**Required work:** Only the lines from the beginning of the entries through the one with "height=2.69cm] (rulebody) at" should be written out, please, exactly and without any pictures.

------

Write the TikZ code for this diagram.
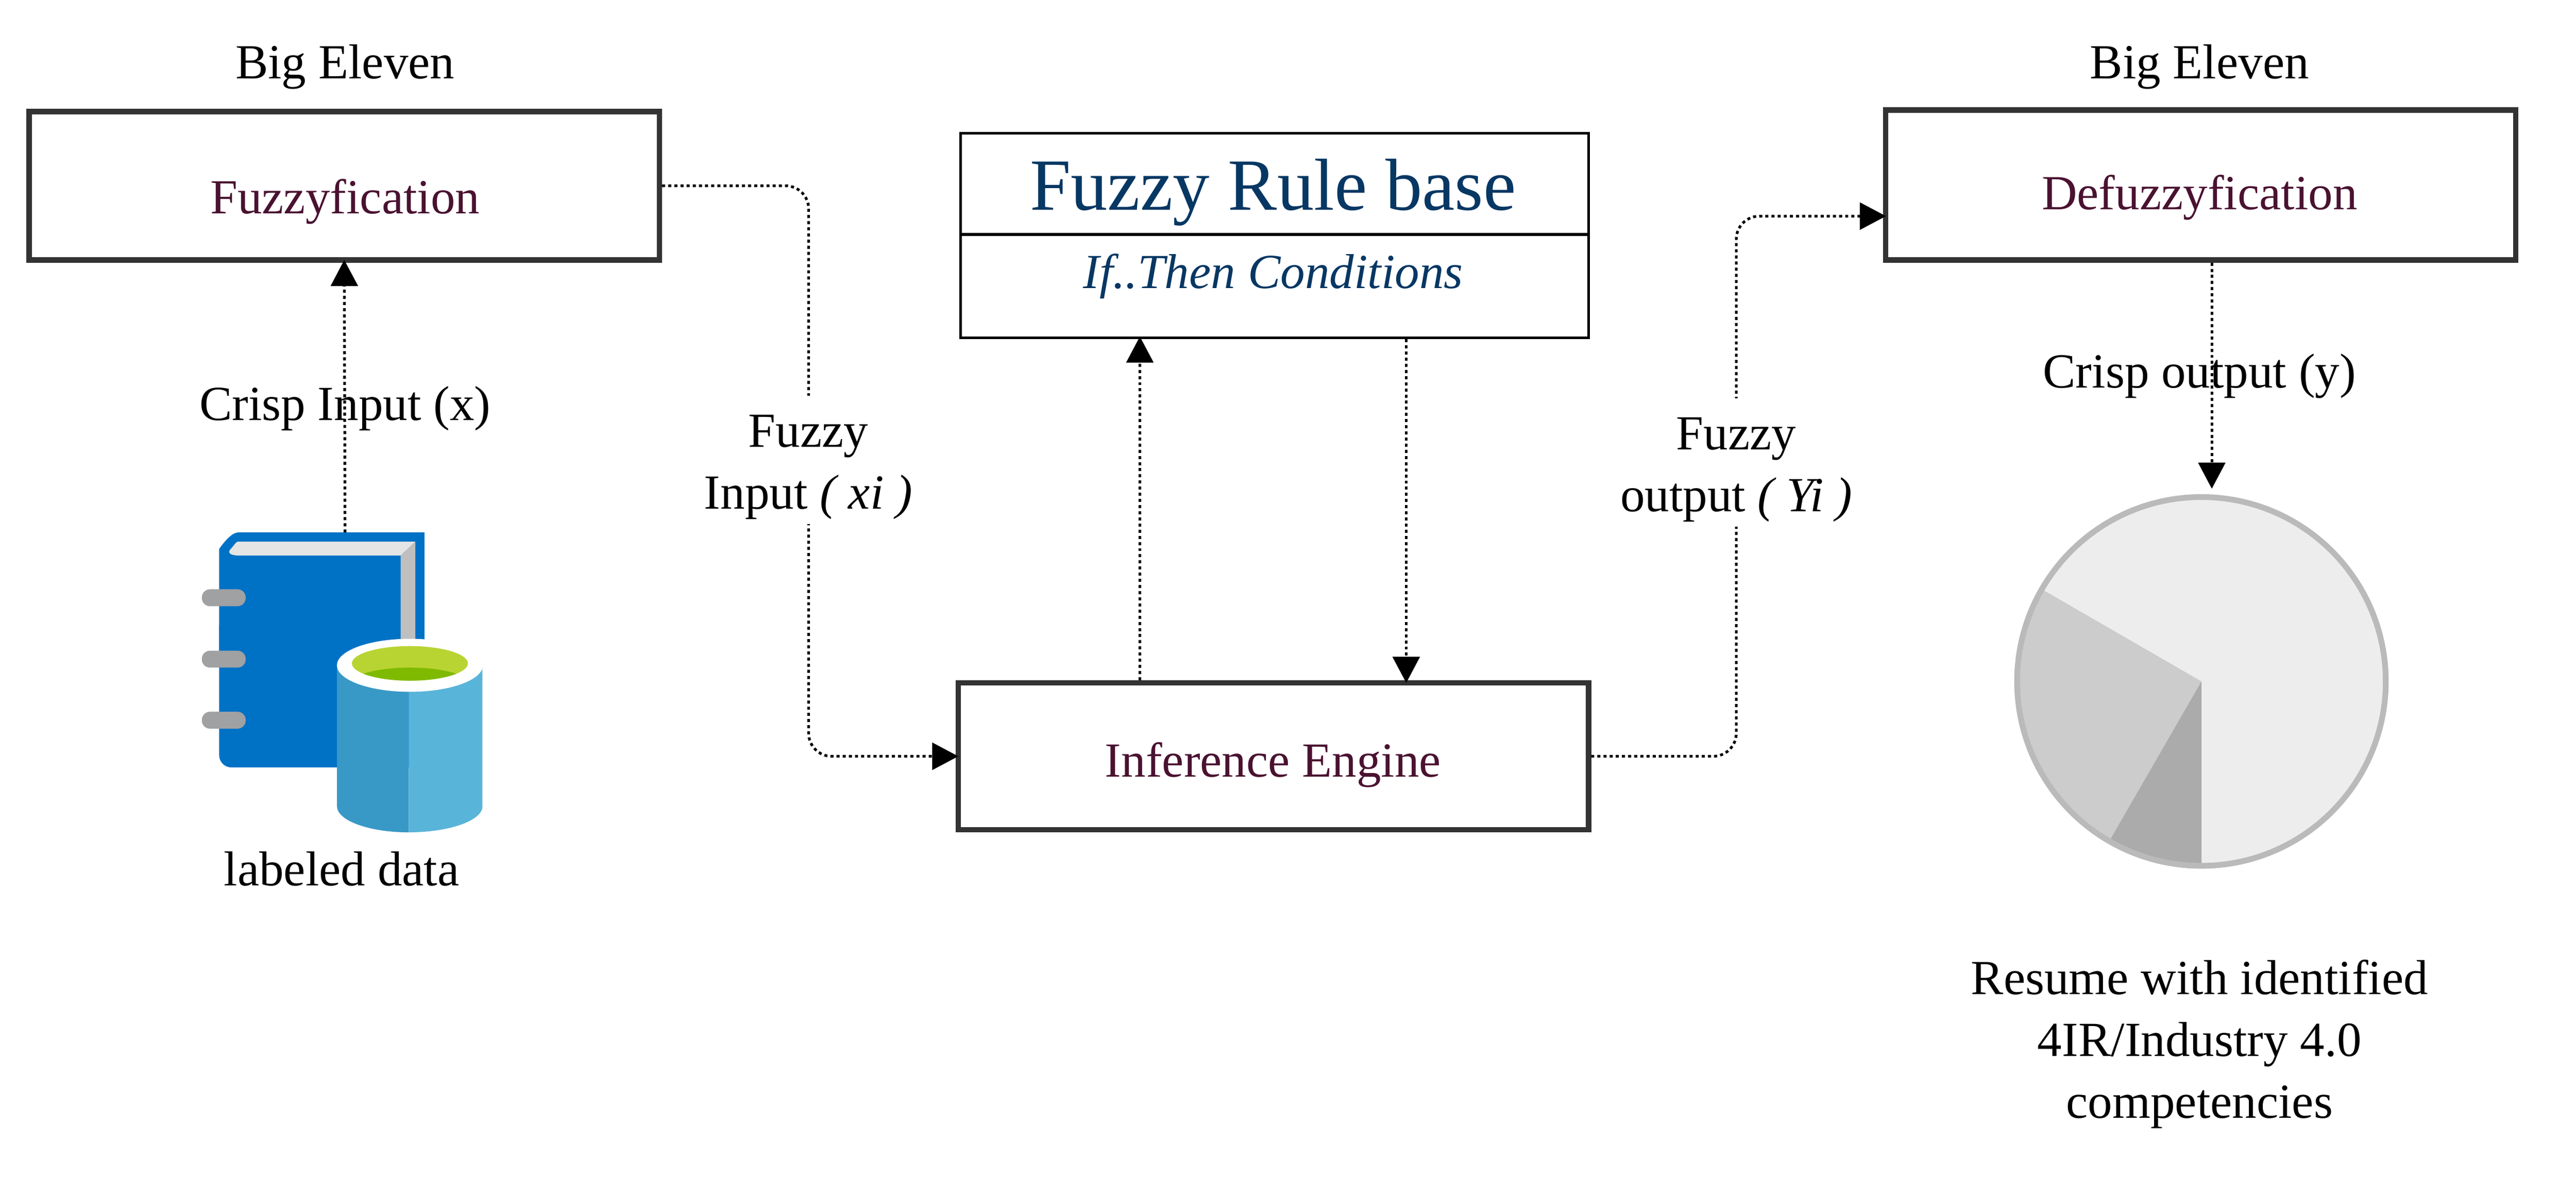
\documentclass[tikz,border=0pt]{standalone}
\usepackage{fontspec}
\setmainfont{Liberation Serif}
\usetikzlibrary{arrows.meta}
\definecolor{maroontxt}{HTML}{4A1230}
\definecolor{bluetxt}{HTML}{073763}
\definecolor{bookblue}{HTML}{0072C6}
\definecolor{ringgrey}{HTML}{A0A1A2}
\definecolor{canleft}{HTML}{3999C6}
\definecolor{canright}{HTML}{59B4D9}
\definecolor{canlight}{HTML}{B8D432}
\definecolor{candark}{HTML}{7FBA00}
\tikzset{
  heavybox/.style={draw=black!80,line width=0.14cm,minimum width=16.41cm},
  lightbox/.style={draw=black,line width=0.07cm,minimum width=16.36cm},
  txt/.style={anchor=base,inner sep=0pt,font=\fontsize{36.3}{45.8}\selectfont},
  flowlabel/.style={align=center,fill=white,inner xsep=0.1cm,inner ysep=0.12cm,font=\fontsize{36.3}{45.8}\selectfont},
  flow/.style={-{Triangle[length=0.68cm,width=0.7cm]},line width=0.07cm,dash pattern=on 0.08cm off 0.08cm,rounded corners=0.6cm,shorten >=-0.07cm},
}
\begin{document}
\begin{tikzpicture}[x=0.01cm,y=-0.01cm]
\useasboundingbox (0,0) rectangle (6712,3104);

\node[heavybox,minimum height=3.86cm] (fuzzify) at (897,484) {};
\node[heavybox,minimum height=3.9cm] (defuzzify) at (5734,482) {};
\node[heavybox,minimum height=3.82cm] (infer) at (3318,1970) {};
\node[lightbox,minimum height=2.64cm] (rulehead) at (3321,479) {};
\node[lightbox,minimum height=2.69cm] (rulebody) at (3321,745.5) {};

\node[txt] (bigleft) at (899,205) {Big Eleven};
\node[txt] (bigright) at (5731,205) {Big Eleven};
\node[txt,text=maroontxt] (fuzzifytxt) at (899,556) {Fuzzyfication};
\node[txt,text=maroontxt] (defuzzifytxt) at (5731,546) {Defuzzyfication};
\node[txt,text=maroontxt] (infertxt) at (3317,2024) {Inference Engine};
\node[txt,text=bluetxt,font=\fontsize{54.5}{60}\selectfont] (ruletxt) at (3317,547) {Fuzzy Rule base};
\node[txt,text=bluetxt,font=\fontsize{36.3}{45}\selectfont\itshape] (condtxt) at (3317,751) {If..Then Conditions};
\node[txt] (crispin) at (899,1095) {Crisp Input (x)};
\node[txt] (crispout) at (5731,1010) {Crisp output (y)};
\node[txt] (labeled) at (890,2307) {labeled data};
\node[align=center,inner sep=0pt,font=\fontsize{36.3}{45.8}\selectfont] (resume) at (5731,2720) {Resume with identified\\4IR/Industry 4.0\\competencies};

\fill[bookblue,rounded corners=0.32cm] (571,1999) -- (571,1600) -- (1106,1600) -- (1106,1999) -- cycle;
\fill[bookblue] (571,1700) -- (571,1430) .. controls (585,1410) and (605,1387) .. (620,1387) -- (1106,1387) -- (1106,1700) -- cycle;
\fill[black!10] (620,1411) -- (1082,1411) -- (1044,1447) -- (623,1447) .. controls (600,1447) and (590,1440) .. (603,1428) .. controls (612,1418) and (615,1411) .. (620,1411) -- cycle;
\fill[black!25] (1082,1411) -- (1082,1680) -- (1044,1680) -- (1044,1447) -- cycle;
\foreach \ringy in {1557,1717,1876}
  \fill[ringgrey,rounded corners=0.21cm] (526,\ringy-22) rectangle (640,\ringy+22);

\fill[canleft] (878,1733) -- (878,2100) arc[start angle=180,end angle=270,x radius=1.87cm,y radius=0.68cm] -- (1065,1733) -- cycle;
\fill[canright] (1065,1733) -- (1065,2168) arc[start angle=270,end angle=360,x radius=1.92cm,y radius=0.68cm] -- (1257,1733) -- cycle;
\fill[white] (1068,1733) ellipse[x radius=1.9cm,y radius=0.69cm];
\fill[canlight] (1068,1728) ellipse[x radius=1.51cm,y radius=0.45cm];
\begin{scope}
\clip (1068,1728) ellipse[x radius=1.51cm,y radius=0.45cm];
\fill[candark] (1068,1785) ellipse[x radius=1.6cm,y radius=0.46cm];
\end{scope}

\coordinate (piemid) at (5736,1775);
\fill[black!7] (piemid) circle[radius=4.8cm];
\fill[black!20] (piemid) -- ++(150:4.8cm) arc[start angle=150,end angle=240,radius=4.8cm] -- cycle;
\fill[black!33] (piemid) -- ++(240:4.8cm) arc[start angle=240,end angle=270,radius=4.8cm] -- cycle;
\draw[black!27,line width=0.15cm] (piemid) circle[radius=4.8cm];

\coordinate (booktop) at (899,1387);
\coordinate (pietop) at (5763,1266);
\coordinate (defuzzyin) at (4907,563);
\coordinate (leftbend) at (2107,1200);
\coordinate (rightbend) at (4524,1200);
\coordinate (upline) at (2970,1300);
\coordinate (downline) at (3664,1300);

\draw[flow] (booktop) -- (fuzzify.south);
\draw[flow] (fuzzify.east) -| (leftbend) |- (infer.west);
\draw[flow] (infer.east) -| (rightbend) |- (defuzzyin);
\draw[flow] (upline |- infer.north) -- (upline |- rulebody.south);
\draw[flow] (downline |- rulebody.south) -- (downline |- infer.north);
\draw[flow] (pietop |- defuzzify.south) -- (pietop);

\node[flowlabel] (fuzzyin) at (2106,1198) {\rule{0pt}{1.21cm}Fuzzy\\Input \textit{( xi )}};
\node[flowlabel] (fuzzyout) at (4524,1205) {\rule{0pt}{1.21cm}Fuzzy\\output \textit{( Yi )}};
\end{tikzpicture}
\end{document}
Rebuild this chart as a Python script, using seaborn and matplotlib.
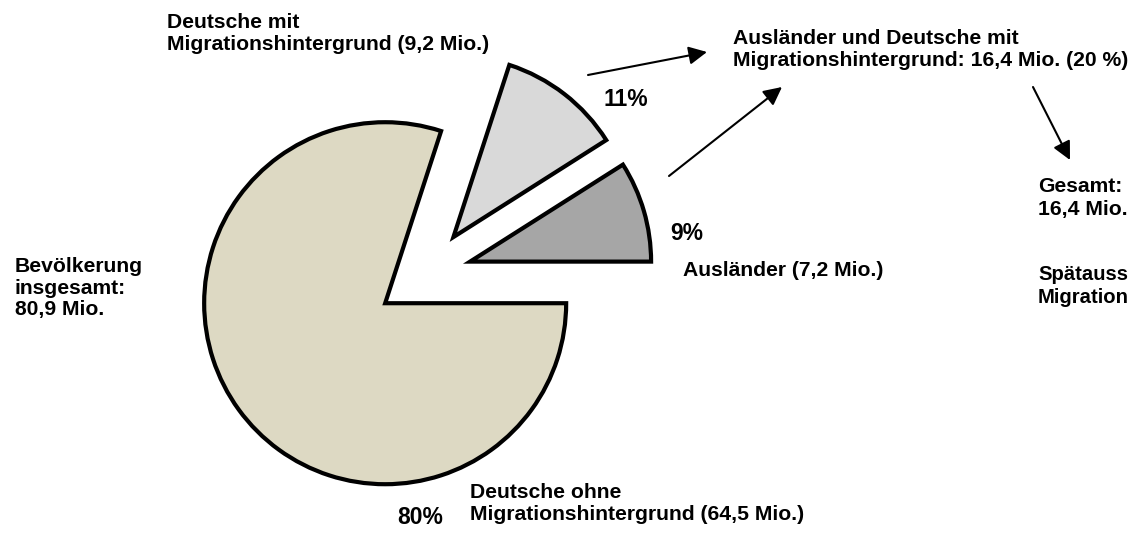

------

**Written response:**
Write the TikZ code for this diagram.
\documentclass[tikz,border=0pt]{standalone}
\usepackage{fontspec}
\setmainfont{Liberation Serif}
\usetikzlibrary{arrows.meta}
\definecolor{maroontxt}{HTML}{4A1230}
\definecolor{bluetxt}{HTML}{073763}
\definecolor{bookblue}{HTML}{0072C6}
\definecolor{ringgrey}{HTML}{A0A1A2}
\definecolor{canleft}{HTML}{3999C6}
\definecolor{canright}{HTML}{59B4D9}
\definecolor{canlight}{HTML}{B8D432}
\definecolor{candark}{HTML}{7FBA00}
\tikzset{
  heavybox/.style={draw=black!80,line width=0.14cm,minimum width=16.41cm},
  lightbox/.style={draw=black,line width=0.07cm,minimum width=16.36cm},
  txt/.style={anchor=base,inner sep=0pt,font=\fontsize{36.3}{45.8}\selectfont},
  flowlabel/.style={align=center,fill=white,inner xsep=0.1cm,inner ysep=0.12cm,font=\fontsize{36.3}{45.8}\selectfont},
  flow/.style={-{Triangle[length=0.68cm,width=0.7cm]},line width=0.07cm,dash pattern=on 0.08cm off 0.08cm,rounded corners=0.6cm,shorten >=-0.07cm},
}
\begin{document}
\begin{tikzpicture}[x=0.01cm,y=-0.01cm]
\useasboundingbox (0,0) rectangle (6712,3104);

\node[heavybox,minimum height=3.86cm] (fuzzify) at (897,484) {};
\node[heavybox,minimum height=3.9cm] (defuzzify) at (5734,482) {};
\node[heavybox,minimum height=3.82cm] (infer) at (3318,1970) {};
\node[lightbox,minimum height=2.64cm] (rulehead) at (3321,479) {};
\node[lightbox,minimum height=2.69cm] (rulebody) at (3321,745.5) {};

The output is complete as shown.